Micro-profiling game code
Rival Fortress Update #14
Most game programmers like to have quick access to graphical performance charts in order to keep an eye on potential performance bottlenecks while developing or testing the game.
Every off-the-shelf game engine offers some kind of profiling HUD that you can enable while developing and, if you are rolling your own engine, there are many open source libraries you can quickly plug into your game (I suggest taking a look at Sean Barret’s IProf if you want something lightweight).
When you find a bottleneck the right way to optimize it is not always clear right away, and it often comes down to trial and error.
The approach I tend to use when I’m doing a performance tuning pass over the codebase is to isolate problem spots into small, self-contained, snippets of code and profile them in isolation using Micro-benchmarking.
Micro-benchmarking is a very useful tool for performance tuning algorithms or other self-contained code.
I find that being able to quickly iterate over the piece of code and benchmarking it against the original implementation is often eye-opening. Modern CPUs are complex beasts, and sometimes what we may think is the most optimal implementation may not actually be as fast as a maybe naive implementation.
The Good of micro-benchmarking
Micro-benchmarking is perfect for exploratory-type coding.
As an example, I recently needed to tune the string hashing function used by the asset system of Rival Fortress. Most string hashing is done offline, but during runtime the game has to hash strings coming in from Lua game mods.
After trying several well known hashing algorithms, I hacked together a custom version of the MurmurHash that gave me a significantly better performance characteristic on the dataset used by the game.
The Bad of micro-benchmarking
Micro-benchmarking isn’t so good at giving you the big picture.
Factors that come into play when many subsystems are interacting, like cache locality and memory access, often get lost or skewed when you focus in on a small piece of code.

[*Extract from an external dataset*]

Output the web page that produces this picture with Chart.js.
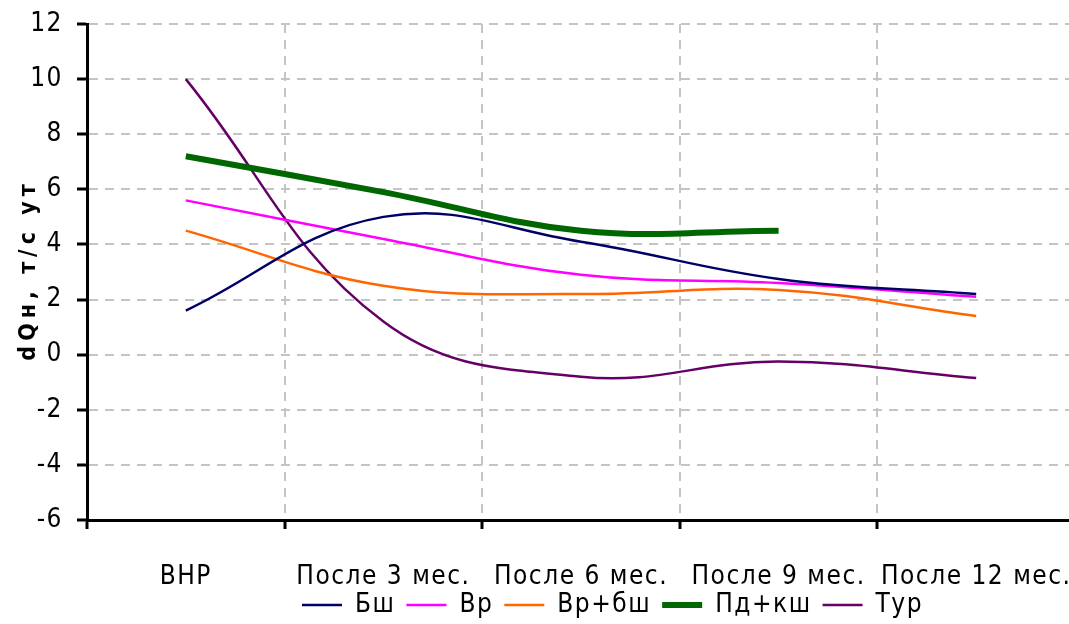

So it’s important to keep in the back of your mind the context in which the code you are trying to optimize will be executing.
My go-to library for micro-benchmarking is Google benchmark. Google benchmark is an open source library written in C++ that allows you to quickly run benchmarks over snippets of C/C++ code. Take a look at the Github repository examples.
The excellent talk at CppCon 2015 by Chandler Carruth Tuning C++: Benchmarks, and CPUs, and Compilers! goes into some detail on how to use Google benchmark understand profiler output and how to use perf on Linux to dig deeper into optimized C++ executables.